Intervention de Jean-Yves Lagalle

Commission d'enquête Incendie de l'usine Lubrizol — Réunion du 21 novembre 2019 à 15h30
Audition du colonel jean-yves lagalle directeur du service départemental d'incendie et de secours de la seine-maritime sdis76

Jean-Yves Lagalle, colonel, directeur du service départemental d'incendie et de secours de la Seine-Maritime :

Aujourd'hui tel est bien le cas : on assigne aux entreprises Seveso des objectifs portant sur les débits d'eau, les moyens de secours et leur organisation, sans leur imposer des modalités précises.

J'insiste sur le fait que dans de très grands hangars portuaires, il n'y a souvent personne. Sous le vocable Seveso, on trouve une typologie assez variée d'usines, d'entrepôts et de lieux de stockage.

Les pompiers ont, avant tout, besoin immédiatement - dans la première demi-heure du déclenchement du sinistre - d'un interlocuteur fiable qui puisse engager la responsabilité de l'établissement pour constituer très vite des binômes entre pompiers et industriels : c'est fondamental sur le plan tactique.

Sur les sites dont le niveau de risque est le plus élevé, mais aussi sur les autres, la question du renforcement des services internes de pompiers mérite d'être posée. Aujourd'hui, il m'est difficile de répondre plus précisément à cette question mais on a pu bien constater l'efficacité des pompiers privés dans le cas de l'incendie de Lubrizol.

Nous avons également la chance de pouvoir compter, au sein des entreprises, sur des salariés qui sont également pompiers volontaires. Sans trop faire de publicité pour la profession que je représente, il faudrait développer leur recrutement car leur intervention immédiate peut suffire à résorber le sinistre. En effet, tout se joue dès les premières minutes.

Aujourd'hui le système de protection incendie repose très souvent sur des installations fixes, sans intervention humaine, mais lorsque celles-ci sont endommagées par un incendie et deviennent inopérantes, alors on peut faire appel à nous. Mais, en matière de risque Seveso, il ne faut pas mettre tous ses oeufs dans le même panier ou placer toute sa confiance dans des installations fixes.

De plus, à propos des conventions d'assistance, on constate à l'évidence que le feu ainsi que les fumées ne connaissent pas les frontières administratives et peuvent impacter l'ensemble d'un bassin de risque - c'est à cette échelle qu'il me parait pertinent d'assurer la mutualisation des moyens.

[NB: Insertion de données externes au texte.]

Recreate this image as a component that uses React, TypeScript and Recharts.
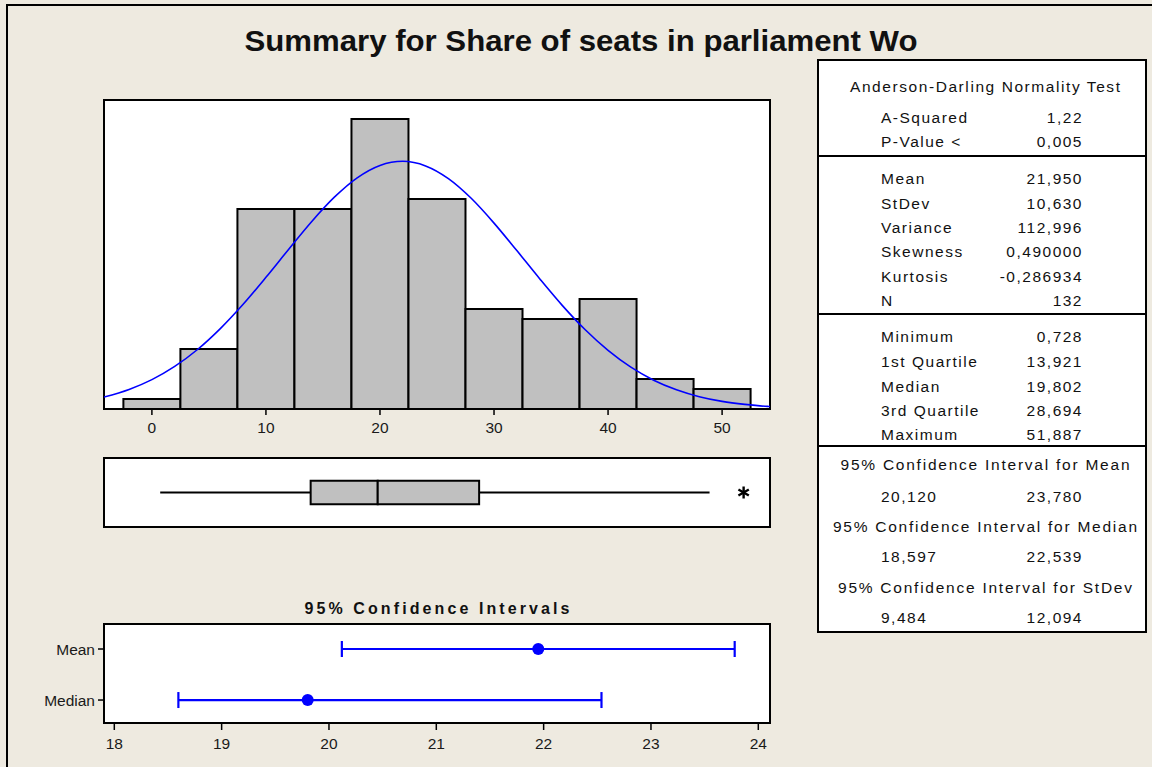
import React from 'react';
import {
  ComposedChart,
  Bar,
  Line,
  XAxis,
  YAxis,
  ReferenceArea,
  ReferenceLine,
  Scatter,
  ErrorBar,
  CartesianGrid,
} from 'recharts';

// ---------- data ----------
const binCenters = [0, 5, 10, 15, 20, 25, 30, 35, 40, 45, 50];
const binCounts = [1, 6, 20, 20, 29, 21, 10, 9, 11, 3, 2];
const histTicks = [0, 10, 20, 30, 40, 50];

const curveX = [-4.2, -2, 0, 2, 4, 6, 8, 10, 12, 14, 16, 18, 20, 22, 24, 26, 28, 30, 32, 34, 36, 38, 40, 42, 44, 46, 48, 50, 52, 54, 54.2];
const curveY = [1.2, 1.96, 2.94, 4.26, 5.95, 8.04, 10.47, 13.17, 15.98, 18.73, 21.18, 23.12, 24.36, 24.77, 24.31, 23.04, 21.07, 18.59, 15.84, 13.03, 10.34, 7.92, 5.86, 4.18, 2.88, 1.92, 1.23, 0.76, 0.46, 0.26, 0.25];

const boxMin = 0.728;
const boxQ1 = 13.921;
const boxMedian = 19.802;
const boxQ3 = 28.694;
const whiskerHigh = 48.9;
const outliers = [51.887];

const ciLabels = ['Mean', 'Median'];
const ciCenters = [21.95, 19.802];
const ciLows = [20.12, 18.597];
const ciHighs = [23.78, 22.539];
const ciTicks = [18, 19, 20, 21, 22, 23, 24];

const adTitle = 'Anderson-Darling Normality Test';
const adRows = [
  ['A-Squared', '1,22'],
  ['P-Value <', '0,005'],
];
const momentRows = [
  ['Mean', '21,950'],
  ['StDev', '10,630'],
  ['Variance', '112,996'],
  ['Skewness', '0,490000'],
  ['Kurtosis', '-0,286934'],
  ['N', '132'],
];
const quartileRows = [
  ['Minimum', '0,728'],
  ['1st Quartile', '13,921'],
  ['Median', '19,802'],
  ['3rd Quartile', '28,694'],
  ['Maximum', '51,887'],
];
const ciHeads = [
  '95% Confidence Interval for Mean',
  '95% Confidence Interval for Median',
  '95% Confidence Interval for StDev',
];
const ciTableValues = [
  ['20,120', '23,780'],
  ['18,597', '22,539'],
  ['9,484', '12,094'],
];

const TITLE = 'Summary for Share of seats in parliament Wo';
const CI_TITLE = '95% Confidence Intervals';

// ---------- style ----------
const BG = '#EEEAE0';
const FONT = '"Liberation Sans", Arial, sans-serif';
const BLUE = '#0000FF';

const histData = binCenters.map((x, i) => ({ x, count: binCounts[i] }));
const curveData = curveX.map((x, i) => ({ x, fit: curveY[i] }));
const outlierData = outliers.map((x) => ({ x, y: 0.5 }));
const ciData = ciLabels.map((label, i) => ({
  label,
  y: ciLabels.length - i,
  x: ciCenters[i],
  err: [ciCenters[i] - ciLows[i], ciHighs[i] - ciCenters[i]],
}));

const HIST_DOMAIN: [number, number] = [-4.2, 54.2];
const HIST_Y: [number, number] = [0, 30.9];
const CI_DOMAIN: [number, number] = [17.904, 24.109];
const CI_Y: [number, number] = [0.55, 2.49];

const tickStyle = { fontSize: 15.5, fill: '#1a1a1a', fontFamily: FONT };

const Star = (props: any) => {
  const { cx, cy } = props;
  const r = 6;
  const lines = [90, 30, 150].map((a) => {
    const rad = (a * Math.PI) / 180;
    return (
      <line
        key={a}
        x1={cx - r * Math.cos(rad)}
        y1={cy - r * Math.sin(rad)}
        x2={cx + r * Math.cos(rad)}
        y2={cy + r * Math.sin(rad)}
        stroke="#000"
        strokeWidth={2.4}
      />
    );
  });
  return <g>{lines}</g>;
};

const Dot = (props: any) => <circle cx={props.cx} cy={props.cy} r={6} fill={BLUE} />;

function Histogram() {
  return (
    <ComposedChart
      width={800}
      height={450}
      data={histData}
      margin={{ top: 100, left: 104, right: 30, bottom: 11 }}
      barCategoryGap={0}
      barGap={0}
    >
      <CartesianGrid horizontal={false} vertical={false} fill="#FFFFFF" fillOpacity={1} />
      <XAxis
        dataKey="x"
        type="number"
        domain={HIST_DOMAIN}
        allowDataOverflow
        ticks={histTicks}
        axisLine={false}
        tickLine={{ stroke: '#000', strokeWidth: 1.5 }}
        tickSize={6}
        tickMargin={7}
        tick={tickStyle}
        height={30}
      />
      <XAxis xAxisId="curve" dataKey="x" type="number" domain={HIST_DOMAIN} allowDataOverflow hide />
      <YAxis hide domain={HIST_Y} allowDataOverflow />
      <Bar dataKey="count" fill="#C0C0C0" stroke="#000" strokeWidth={2} isAnimationActive={false} />
      <Line
        xAxisId="curve"
        data={curveData}
        dataKey="fit"
        type="monotone"
        stroke={BLUE}
        strokeWidth={1.6}
        dot={false}
        isAnimationActive={false}
      />
      <ReferenceArea
        x1={HIST_DOMAIN[0]}
        x2={HIST_DOMAIN[1]}
        y1={HIST_Y[0]}
        y2={HIST_Y[1]}
        fill="none"
        stroke="#000"
        strokeWidth={2}
      />
    </ComposedChart>
  );
}

function BoxPlot() {
  return (
    <ComposedChart width={800} height={100} data={outlierData} margin={{ top: 18, left: 104, right: 30, bottom: 13 }}>
      <CartesianGrid horizontal={false} vertical={false} fill="#FFFFFF" fillOpacity={1} />
      <XAxis dataKey="x" type="number" domain={HIST_DOMAIN} allowDataOverflow hide />
      <YAxis dataKey="y" type="number" domain={[0, 1]} hide />
      <ReferenceLine
        segment={[
          { x: boxMin, y: 0.5 },
          { x: boxQ1, y: 0.5 },
        ]}
        stroke="#000"
        strokeWidth={2}
      />
      <ReferenceLine
        segment={[
          { x: boxQ3, y: 0.5 },
          { x: whiskerHigh, y: 0.5 },
        ]}
        stroke="#000"
        strokeWidth={2}
      />
      <ReferenceArea x1={boxQ1} x2={boxMedian} y1={0.33} y2={0.67} fill="#C0C0C0" fillOpacity={1} stroke="#000" strokeWidth={2} />
      <ReferenceArea x1={boxMedian} x2={boxQ3} y1={0.33} y2={0.67} fill="#C0C0C0" fillOpacity={1} stroke="#000" strokeWidth={2} />
      <Scatter dataKey="y" shape={<Star />} isAnimationActive={false} />
      <ReferenceArea x1={HIST_DOMAIN[0]} x2={HIST_DOMAIN[1]} y1={0} y2={1} fill="none" stroke="#000" strokeWidth={2} />
    </ComposedChart>
  );
}

function CIPlot() {
  return (
    <ComposedChart width={800} height={177} data={ciData} margin={{ top: 34, left: 44, right: 30, bottom: 14 }}>
      <CartesianGrid horizontal={false} vertical={false} fill="#FFFFFF" fillOpacity={1} />
      <XAxis
        dataKey="x"
        type="number"
        domain={CI_DOMAIN}
        allowDataOverflow
        ticks={ciTicks}
        axisLine={false}
        tickLine={{ stroke: '#000', strokeWidth: 1.5 }}
        tickSize={7}
        tickMargin={8}
        tick={tickStyle}
        height={30}
      />
      <YAxis
        dataKey="y"
        type="number"
        domain={CI_Y}
        allowDataOverflow
        ticks={ciLabels.map((_, i) => ciLabels.length - i)}
        tickFormatter={(v: number) => ciLabels[ciLabels.length - v] ?? ''}
        axisLine={false}
        tickLine={{ stroke: '#000', strokeWidth: 1.5 }}
        tickSize={6}
        tickMargin={3}
        tick={tickStyle}
        width={60}
      />
      <Scatter dataKey="y" shape={<Dot />} isAnimationActive={false}>
        <ErrorBar dataKey="err" direction="x" width={8} stroke={BLUE} strokeWidth={2.2} />
      </Scatter>
      <ReferenceArea x1={CI_DOMAIN[0]} x2={CI_DOMAIN[1]} y1={CI_Y[0]} y2={CI_Y[1]} fill="none" stroke="#000" strokeWidth={2} />
    </ComposedChart>
  );
}

function StatsTable() {
  const LX = 881;
  const RX = 1083;
  const CX = 985;
  const fs = 15.5;
  const ls = 1.5;
  const txt = (x: number, y: number, s: string, anchor: 'start' | 'end' | 'middle', key: string, len?: number) => (
    <text
      key={key}
      x={x}
      y={y}
      textAnchor={anchor}
      fontSize={fs}
      fill="#111"
      fontFamily={FONT}
      letterSpacing={len ? undefined : ls}
      textLength={len}
      lengthAdjust={len ? 'spacing' : undefined}
    >
      {s}
    </text>
  );
  const adY = [122.7, 147];
  const momY = [184, 208.5, 232.7, 257.3, 281.7, 306];
  const qY = [342.3, 366.7, 392, 416, 440];
  const headY = [470, 531.7, 593.3];
  const headLen = [289, 304, 294];
  const valY = [501.7, 561.7, 623.3];
  return (
    <svg width={1152} height={767} style={{ position: 'absolute', left: 0, top: 0 }}>
      <rect x={818} y={60} width={328} height={572} fill="#FFFFFF" stroke="#000" strokeWidth={2} />
      <line x1={818} x2={1146} y1={156} y2={156} stroke="#000" strokeWidth={2} />
      <line x1={818} x2={1146} y1={314} y2={314} stroke="#000" strokeWidth={2} />
      <line x1={818} x2={1146} y1={446} y2={446} stroke="#000" strokeWidth={2} />
      {txt(CX, 91.7, adTitle, 'middle', 'adt', 270)}
      {adRows.map((r, i) => [txt(LX, adY[i], r[0], 'start', 'al' + i), txt(RX, adY[i], r[1], 'end', 'av' + i)])}
      {momentRows.map((r, i) => [txt(LX, momY[i], r[0], 'start', 'ml' + i), txt(RX, momY[i], r[1], 'end', 'mv' + i)])}
      {quartileRows.map((r, i) => [txt(LX, qY[i], r[0], 'start', 'ql' + i), txt(RX, qY[i], r[1], 'end', 'qv' + i)])}
      {ciHeads.map((h, i) => txt(CX, headY[i], h, 'middle', 'ch' + i, headLen[i]))}
      {ciTableValues.map((v, i) => [txt(LX, valY[i], v[0], 'start', 'cl' + i), txt(RX, valY[i], v[1], 'end', 'cv' + i)])}
    </svg>
  );
}

export default function App() {
  return (
    <div
      style={{
        position: 'absolute',
        left: 0,
        top: 0,
        width: 1152,
        height: 767,
        background: BG,
        overflow: 'hidden',
        fontFamily: FONT,
      }}
    >
      <svg width={1152} height={767} style={{ position: 'absolute', left: 0, top: 0 }}>
        <rect x={7} y={5} width={1300} height={900} fill={BG} stroke="#000" strokeWidth={2} />
        <text x={581} y={51} textAnchor="middle" fontSize={30} fontWeight="bold" fill="#111" fontFamily={FONT} textLength={673} lengthAdjust="spacingAndGlyphs">
          {TITLE}
        </text>
        <text x={437} y={614} textAnchor="middle" fontSize={16} fontWeight="bold" fill="#111" fontFamily={FONT} textLength={265} lengthAdjust="spacing">
          {CI_TITLE}
        </text>
      </svg>
      <div style={{ position: 'absolute', left: 0, top: 0 }}>
        <Histogram />
      </div>
      <div style={{ position: 'absolute', left: 0, top: 440 }}>
        <BoxPlot />
      </div>
      <div style={{ position: 'absolute', left: 0, top: 590 }}>
        <CIPlot />
      </div>
      <StatsTable />
    </div>
  );
}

La question de la rétention soulève une véritable difficulté : réglementairement, les industriels doivent disposer de capacités de rétention suffisantes pour pouvoir récupérer leurs propres produits. Si, en plus, les pompiers interviennent avec leurs propres eaux d'extinction, on peut très vite saturer ces zones de rétention. Or, aujourd'hui, des moyens simples peuvent être mis en oeuvre pour créer des zones de rétention supplémentaires : les architectes savent organiser l'espace pour en aménager avec des pentes ou des trottoirs surélevés. Cela est d'autant plus souhaitable que nos eaux d'incendie deviennent des polluants. Comme cela s'est produit chez Lubrizol, j'ai d'abord donné la priorité à l'extinction de l'incendie tout en sachant que nous allions générer de la pollution. J'ai ensuite signalé au Préfet qu'il fallait gérer une alternative : en diminuant le débit d'eau on risquait d'augmenter le volume de feu et les projections de fumées. Heureusement, dès 11 heures nous avons pu nous appuyer sur les moyens du Port de Rouen et du plan Polmar. Par conséquent, j'estime souhaitable de prendre en compte dans les dispositifs de rétention non seulement les produits industriels mais également les eaux d'incendie des sapeurs-pompiers. Il est en effet difficile, dans l'urgence de l'action, de combattre plusieurs fronts - l'extinction et la pollution - à la fois.